* [PROBLEM DETAILS] Lines with "Clone this chart in seaborn and matplotlib." and "from matplotlib.patches import Patch" mark the range, both included. Reproduce exactly that stretch, without pictures.

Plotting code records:
★ ★ ★ ★

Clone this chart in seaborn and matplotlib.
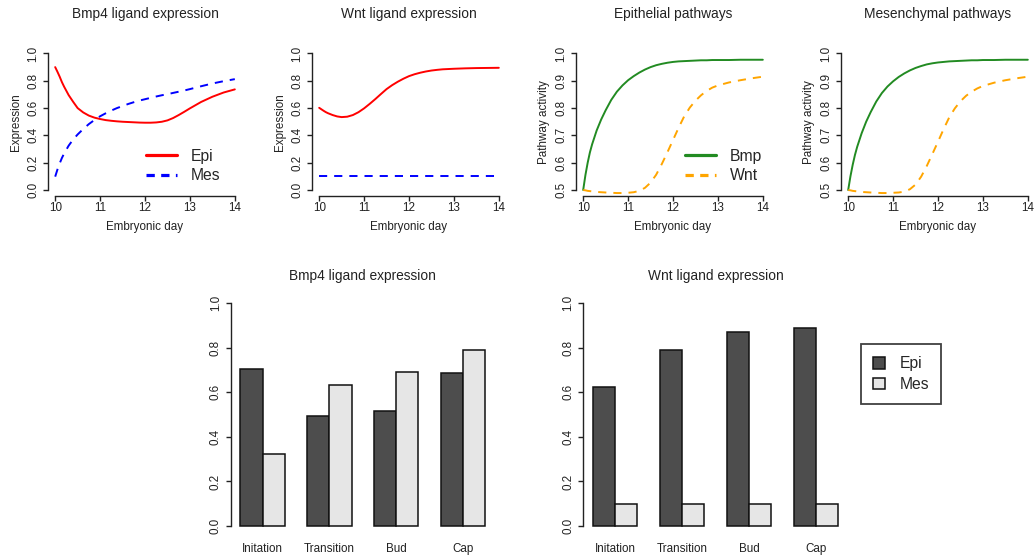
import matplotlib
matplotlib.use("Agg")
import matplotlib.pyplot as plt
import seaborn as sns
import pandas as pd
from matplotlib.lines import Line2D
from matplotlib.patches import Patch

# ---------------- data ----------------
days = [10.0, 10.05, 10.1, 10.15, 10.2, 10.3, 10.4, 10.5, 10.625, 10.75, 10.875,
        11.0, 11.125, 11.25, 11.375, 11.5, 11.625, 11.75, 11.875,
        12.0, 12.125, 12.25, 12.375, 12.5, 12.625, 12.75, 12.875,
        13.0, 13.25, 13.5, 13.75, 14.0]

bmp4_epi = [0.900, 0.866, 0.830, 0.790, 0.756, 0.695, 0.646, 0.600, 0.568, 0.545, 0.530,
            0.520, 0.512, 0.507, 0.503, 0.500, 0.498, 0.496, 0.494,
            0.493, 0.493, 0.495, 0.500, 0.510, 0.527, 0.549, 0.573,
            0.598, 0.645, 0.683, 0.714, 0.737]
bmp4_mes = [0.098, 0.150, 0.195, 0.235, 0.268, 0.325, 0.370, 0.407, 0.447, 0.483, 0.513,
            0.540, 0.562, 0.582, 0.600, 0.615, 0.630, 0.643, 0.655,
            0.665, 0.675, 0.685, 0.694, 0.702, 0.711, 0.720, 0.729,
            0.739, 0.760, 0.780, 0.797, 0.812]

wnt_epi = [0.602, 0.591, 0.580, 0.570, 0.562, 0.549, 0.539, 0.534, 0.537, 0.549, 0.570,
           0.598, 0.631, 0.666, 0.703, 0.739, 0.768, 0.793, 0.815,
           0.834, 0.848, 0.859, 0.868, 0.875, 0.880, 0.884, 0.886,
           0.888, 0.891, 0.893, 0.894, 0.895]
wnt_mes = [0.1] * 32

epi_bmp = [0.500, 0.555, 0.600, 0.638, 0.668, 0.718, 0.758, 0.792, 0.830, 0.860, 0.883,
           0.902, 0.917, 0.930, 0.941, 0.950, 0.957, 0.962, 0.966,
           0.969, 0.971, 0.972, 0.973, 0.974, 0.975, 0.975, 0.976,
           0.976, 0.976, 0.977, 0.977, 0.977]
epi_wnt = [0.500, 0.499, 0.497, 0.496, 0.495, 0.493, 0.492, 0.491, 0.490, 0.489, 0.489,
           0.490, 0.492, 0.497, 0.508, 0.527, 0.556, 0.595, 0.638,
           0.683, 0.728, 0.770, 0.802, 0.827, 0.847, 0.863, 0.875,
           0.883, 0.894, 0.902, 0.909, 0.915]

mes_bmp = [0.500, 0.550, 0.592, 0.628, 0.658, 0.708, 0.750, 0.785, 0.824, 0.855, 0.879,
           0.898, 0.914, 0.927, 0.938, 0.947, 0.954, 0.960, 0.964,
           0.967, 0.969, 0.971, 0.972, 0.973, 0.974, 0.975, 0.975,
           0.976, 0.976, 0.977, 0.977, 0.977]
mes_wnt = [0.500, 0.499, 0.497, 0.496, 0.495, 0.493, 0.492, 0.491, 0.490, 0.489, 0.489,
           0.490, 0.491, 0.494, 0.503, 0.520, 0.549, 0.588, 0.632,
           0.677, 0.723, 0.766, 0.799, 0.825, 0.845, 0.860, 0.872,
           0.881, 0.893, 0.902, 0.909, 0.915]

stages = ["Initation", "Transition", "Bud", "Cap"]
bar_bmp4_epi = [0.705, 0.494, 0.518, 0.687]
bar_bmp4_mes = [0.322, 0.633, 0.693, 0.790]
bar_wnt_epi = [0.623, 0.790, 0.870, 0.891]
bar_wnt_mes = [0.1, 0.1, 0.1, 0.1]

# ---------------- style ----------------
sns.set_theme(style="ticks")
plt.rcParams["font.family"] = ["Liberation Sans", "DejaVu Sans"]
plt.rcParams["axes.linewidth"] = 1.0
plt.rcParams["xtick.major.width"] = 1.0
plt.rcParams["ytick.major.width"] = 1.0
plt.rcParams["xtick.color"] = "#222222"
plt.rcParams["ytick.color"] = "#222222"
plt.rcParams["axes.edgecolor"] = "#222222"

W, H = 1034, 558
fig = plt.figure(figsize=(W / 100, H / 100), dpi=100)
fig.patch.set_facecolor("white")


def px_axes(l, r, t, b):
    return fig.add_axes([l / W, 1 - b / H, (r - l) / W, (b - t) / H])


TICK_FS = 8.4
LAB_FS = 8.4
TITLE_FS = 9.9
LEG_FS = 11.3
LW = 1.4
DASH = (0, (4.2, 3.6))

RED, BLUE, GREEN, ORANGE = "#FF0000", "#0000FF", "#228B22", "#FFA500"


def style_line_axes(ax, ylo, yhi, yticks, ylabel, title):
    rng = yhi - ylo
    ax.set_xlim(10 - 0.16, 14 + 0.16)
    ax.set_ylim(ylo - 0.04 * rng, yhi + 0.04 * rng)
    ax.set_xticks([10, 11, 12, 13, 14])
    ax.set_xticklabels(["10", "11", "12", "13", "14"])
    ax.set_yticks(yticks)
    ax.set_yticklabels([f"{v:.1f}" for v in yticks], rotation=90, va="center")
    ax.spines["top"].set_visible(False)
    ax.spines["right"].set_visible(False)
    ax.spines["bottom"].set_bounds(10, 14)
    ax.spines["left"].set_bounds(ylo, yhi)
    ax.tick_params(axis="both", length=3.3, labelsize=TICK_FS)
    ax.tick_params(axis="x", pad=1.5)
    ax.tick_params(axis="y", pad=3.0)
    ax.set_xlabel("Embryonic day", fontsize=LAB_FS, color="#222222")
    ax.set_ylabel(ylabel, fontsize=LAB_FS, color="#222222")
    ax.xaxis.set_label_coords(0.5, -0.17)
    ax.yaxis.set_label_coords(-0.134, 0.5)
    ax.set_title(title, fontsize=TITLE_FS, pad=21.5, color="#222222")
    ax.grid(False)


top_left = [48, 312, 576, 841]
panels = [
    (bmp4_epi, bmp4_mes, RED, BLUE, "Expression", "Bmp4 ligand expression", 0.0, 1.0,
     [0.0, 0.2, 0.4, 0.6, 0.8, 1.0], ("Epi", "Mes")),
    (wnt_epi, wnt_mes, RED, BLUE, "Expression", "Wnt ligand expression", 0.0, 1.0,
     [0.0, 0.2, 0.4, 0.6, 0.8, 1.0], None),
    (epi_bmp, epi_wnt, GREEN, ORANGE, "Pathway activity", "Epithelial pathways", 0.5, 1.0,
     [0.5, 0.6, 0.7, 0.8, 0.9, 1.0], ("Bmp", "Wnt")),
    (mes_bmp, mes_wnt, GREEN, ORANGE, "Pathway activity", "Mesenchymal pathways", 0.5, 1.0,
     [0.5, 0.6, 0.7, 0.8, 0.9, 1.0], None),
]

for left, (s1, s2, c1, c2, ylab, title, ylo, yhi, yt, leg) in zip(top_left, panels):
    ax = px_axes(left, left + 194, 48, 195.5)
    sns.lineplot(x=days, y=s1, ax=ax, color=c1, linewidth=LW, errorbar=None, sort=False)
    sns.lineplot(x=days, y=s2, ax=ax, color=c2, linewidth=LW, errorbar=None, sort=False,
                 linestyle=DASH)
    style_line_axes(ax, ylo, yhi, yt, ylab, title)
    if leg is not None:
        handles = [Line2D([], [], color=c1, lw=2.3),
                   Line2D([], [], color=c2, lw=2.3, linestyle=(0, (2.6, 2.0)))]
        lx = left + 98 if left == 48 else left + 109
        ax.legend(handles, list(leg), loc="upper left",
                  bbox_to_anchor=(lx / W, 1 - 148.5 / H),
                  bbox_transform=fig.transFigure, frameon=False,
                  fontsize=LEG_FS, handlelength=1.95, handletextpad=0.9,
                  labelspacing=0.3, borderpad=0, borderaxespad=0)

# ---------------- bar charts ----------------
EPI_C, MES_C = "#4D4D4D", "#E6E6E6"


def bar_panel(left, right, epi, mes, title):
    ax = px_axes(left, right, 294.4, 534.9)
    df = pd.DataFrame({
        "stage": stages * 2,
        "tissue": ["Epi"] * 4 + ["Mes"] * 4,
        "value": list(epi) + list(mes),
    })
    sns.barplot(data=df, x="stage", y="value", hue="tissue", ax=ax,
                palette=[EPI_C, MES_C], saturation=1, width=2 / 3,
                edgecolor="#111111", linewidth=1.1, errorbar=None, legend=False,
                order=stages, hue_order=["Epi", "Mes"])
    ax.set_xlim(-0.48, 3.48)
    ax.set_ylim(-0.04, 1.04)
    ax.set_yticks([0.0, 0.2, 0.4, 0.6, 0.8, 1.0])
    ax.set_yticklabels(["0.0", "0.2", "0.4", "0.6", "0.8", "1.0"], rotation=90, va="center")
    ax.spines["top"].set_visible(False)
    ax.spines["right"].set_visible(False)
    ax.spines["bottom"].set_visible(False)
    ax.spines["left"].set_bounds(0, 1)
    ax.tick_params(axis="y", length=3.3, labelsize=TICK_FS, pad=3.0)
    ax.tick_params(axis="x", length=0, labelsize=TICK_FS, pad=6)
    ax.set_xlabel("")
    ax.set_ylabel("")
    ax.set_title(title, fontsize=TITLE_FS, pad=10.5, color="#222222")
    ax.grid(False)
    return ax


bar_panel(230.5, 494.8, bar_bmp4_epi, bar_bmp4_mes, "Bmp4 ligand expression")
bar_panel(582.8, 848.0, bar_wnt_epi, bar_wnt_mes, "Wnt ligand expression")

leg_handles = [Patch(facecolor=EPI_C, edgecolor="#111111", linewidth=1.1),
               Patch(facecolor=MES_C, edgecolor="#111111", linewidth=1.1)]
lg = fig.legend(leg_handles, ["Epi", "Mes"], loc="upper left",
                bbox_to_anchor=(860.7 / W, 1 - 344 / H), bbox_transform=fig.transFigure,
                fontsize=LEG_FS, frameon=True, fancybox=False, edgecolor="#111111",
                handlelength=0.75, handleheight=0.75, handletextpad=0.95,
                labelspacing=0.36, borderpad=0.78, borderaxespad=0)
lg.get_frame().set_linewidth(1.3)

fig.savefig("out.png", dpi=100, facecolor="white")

★ ★ ★ ★

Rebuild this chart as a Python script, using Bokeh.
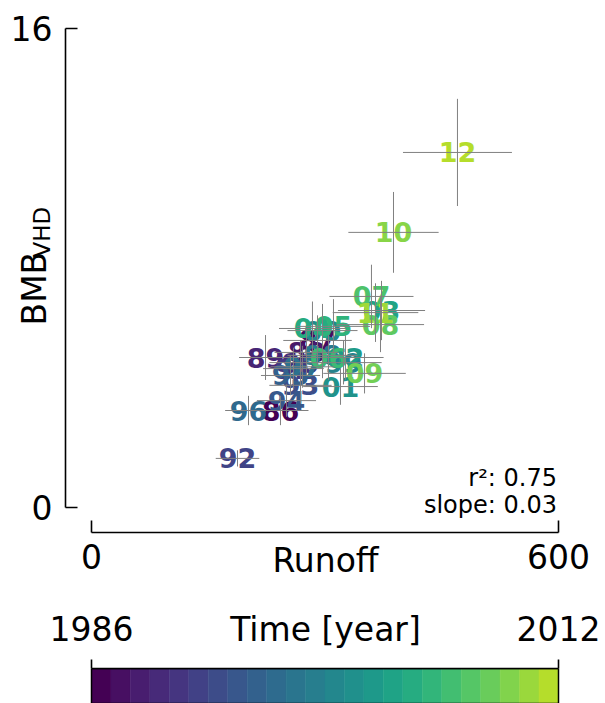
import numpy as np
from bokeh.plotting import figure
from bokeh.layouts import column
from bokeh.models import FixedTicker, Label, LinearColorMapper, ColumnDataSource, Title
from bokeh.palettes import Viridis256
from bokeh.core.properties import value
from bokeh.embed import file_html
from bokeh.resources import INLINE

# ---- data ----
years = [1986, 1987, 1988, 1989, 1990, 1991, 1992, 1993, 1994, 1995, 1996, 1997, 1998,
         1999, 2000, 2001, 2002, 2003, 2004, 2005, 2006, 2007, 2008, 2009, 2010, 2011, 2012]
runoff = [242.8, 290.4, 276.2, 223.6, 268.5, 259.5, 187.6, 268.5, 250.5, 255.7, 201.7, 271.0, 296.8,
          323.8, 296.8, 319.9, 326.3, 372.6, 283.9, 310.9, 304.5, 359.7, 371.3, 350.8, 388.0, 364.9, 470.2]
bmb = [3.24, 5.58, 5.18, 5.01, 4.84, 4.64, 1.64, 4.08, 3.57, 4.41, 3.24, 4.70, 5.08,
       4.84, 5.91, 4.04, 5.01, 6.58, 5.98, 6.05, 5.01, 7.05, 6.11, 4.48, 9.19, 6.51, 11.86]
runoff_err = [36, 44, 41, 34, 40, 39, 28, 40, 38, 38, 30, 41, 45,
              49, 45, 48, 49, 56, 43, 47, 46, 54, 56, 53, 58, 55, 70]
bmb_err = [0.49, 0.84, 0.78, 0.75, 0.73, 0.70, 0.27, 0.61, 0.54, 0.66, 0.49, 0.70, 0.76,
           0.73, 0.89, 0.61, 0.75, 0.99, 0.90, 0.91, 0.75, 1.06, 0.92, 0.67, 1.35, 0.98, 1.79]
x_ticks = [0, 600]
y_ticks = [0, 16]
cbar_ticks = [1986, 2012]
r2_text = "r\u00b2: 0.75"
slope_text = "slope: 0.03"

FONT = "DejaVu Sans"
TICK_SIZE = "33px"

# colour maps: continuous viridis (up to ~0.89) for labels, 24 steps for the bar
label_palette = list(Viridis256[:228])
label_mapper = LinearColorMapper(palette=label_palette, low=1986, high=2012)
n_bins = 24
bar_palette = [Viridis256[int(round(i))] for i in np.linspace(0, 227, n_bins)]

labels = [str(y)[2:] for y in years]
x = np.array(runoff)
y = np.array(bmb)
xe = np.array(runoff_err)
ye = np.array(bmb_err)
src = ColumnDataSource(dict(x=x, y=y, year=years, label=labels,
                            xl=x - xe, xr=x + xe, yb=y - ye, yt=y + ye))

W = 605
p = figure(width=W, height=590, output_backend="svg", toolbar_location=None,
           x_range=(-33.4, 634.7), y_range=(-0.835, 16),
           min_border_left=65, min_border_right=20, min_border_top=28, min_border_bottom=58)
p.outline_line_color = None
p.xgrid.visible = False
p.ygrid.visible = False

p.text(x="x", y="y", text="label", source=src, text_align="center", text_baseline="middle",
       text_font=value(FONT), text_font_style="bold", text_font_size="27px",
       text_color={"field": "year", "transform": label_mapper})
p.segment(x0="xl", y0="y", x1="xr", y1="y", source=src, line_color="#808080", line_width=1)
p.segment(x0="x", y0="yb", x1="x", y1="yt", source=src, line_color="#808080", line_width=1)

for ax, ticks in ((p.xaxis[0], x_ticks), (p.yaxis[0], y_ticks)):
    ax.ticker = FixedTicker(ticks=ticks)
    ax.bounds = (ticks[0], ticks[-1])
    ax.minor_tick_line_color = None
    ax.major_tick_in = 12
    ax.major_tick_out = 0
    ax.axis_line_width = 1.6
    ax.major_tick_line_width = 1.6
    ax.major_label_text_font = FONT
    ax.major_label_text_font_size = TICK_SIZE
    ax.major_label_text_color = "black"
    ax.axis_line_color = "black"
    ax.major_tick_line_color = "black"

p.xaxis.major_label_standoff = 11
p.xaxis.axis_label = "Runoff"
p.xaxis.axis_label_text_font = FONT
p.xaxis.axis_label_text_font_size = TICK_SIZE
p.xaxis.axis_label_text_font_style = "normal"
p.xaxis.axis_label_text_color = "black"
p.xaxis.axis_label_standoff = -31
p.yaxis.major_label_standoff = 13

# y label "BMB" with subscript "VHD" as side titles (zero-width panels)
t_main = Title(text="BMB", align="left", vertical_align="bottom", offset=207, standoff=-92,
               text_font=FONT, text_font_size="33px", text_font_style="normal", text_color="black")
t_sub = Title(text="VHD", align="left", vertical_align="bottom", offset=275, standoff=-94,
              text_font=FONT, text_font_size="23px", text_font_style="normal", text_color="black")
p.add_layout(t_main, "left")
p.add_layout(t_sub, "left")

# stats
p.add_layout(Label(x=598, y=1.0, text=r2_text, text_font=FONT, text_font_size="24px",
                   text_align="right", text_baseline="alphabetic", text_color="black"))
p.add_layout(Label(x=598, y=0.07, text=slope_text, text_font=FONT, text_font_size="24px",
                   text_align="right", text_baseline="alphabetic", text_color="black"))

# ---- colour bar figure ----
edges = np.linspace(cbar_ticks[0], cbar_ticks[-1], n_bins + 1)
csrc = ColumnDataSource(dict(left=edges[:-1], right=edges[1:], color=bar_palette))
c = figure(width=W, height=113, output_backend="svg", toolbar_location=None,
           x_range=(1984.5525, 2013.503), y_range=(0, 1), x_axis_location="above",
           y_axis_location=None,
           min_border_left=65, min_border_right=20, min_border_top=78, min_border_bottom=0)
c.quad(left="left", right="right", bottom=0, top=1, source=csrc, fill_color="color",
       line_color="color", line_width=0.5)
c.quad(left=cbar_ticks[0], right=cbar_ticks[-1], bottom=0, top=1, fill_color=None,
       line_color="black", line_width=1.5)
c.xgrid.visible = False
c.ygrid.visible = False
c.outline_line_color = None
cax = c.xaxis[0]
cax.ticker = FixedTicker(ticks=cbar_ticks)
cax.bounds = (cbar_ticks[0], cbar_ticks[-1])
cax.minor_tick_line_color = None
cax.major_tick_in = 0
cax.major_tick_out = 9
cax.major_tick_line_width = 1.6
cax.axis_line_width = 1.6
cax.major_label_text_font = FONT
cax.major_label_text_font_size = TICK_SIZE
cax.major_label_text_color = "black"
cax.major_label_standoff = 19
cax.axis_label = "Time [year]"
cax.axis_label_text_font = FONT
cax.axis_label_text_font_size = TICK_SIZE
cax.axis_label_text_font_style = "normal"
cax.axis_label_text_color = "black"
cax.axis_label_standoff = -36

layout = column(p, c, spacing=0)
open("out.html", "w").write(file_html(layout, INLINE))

★ ★ ★ ★

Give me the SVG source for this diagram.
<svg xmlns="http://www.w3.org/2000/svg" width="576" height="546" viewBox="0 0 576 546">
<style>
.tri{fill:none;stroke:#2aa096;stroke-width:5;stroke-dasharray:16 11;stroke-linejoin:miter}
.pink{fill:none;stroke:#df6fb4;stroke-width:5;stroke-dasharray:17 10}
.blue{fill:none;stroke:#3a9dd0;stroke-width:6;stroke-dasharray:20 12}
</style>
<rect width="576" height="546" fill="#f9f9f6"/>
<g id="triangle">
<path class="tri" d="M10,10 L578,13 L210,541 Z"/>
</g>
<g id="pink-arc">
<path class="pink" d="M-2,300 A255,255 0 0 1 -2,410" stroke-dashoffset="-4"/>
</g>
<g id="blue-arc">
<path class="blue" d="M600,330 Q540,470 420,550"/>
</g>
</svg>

★ ★ ★ ★

* [TASK RESPONSE]
Clone this chart in seaborn and matplotlib.
import matplotlib
matplotlib.use("Agg")
import matplotlib.pyplot as plt
import seaborn as sns
import pandas as pd
from matplotlib.lines import Line2D
from matplotlib.patches import Patch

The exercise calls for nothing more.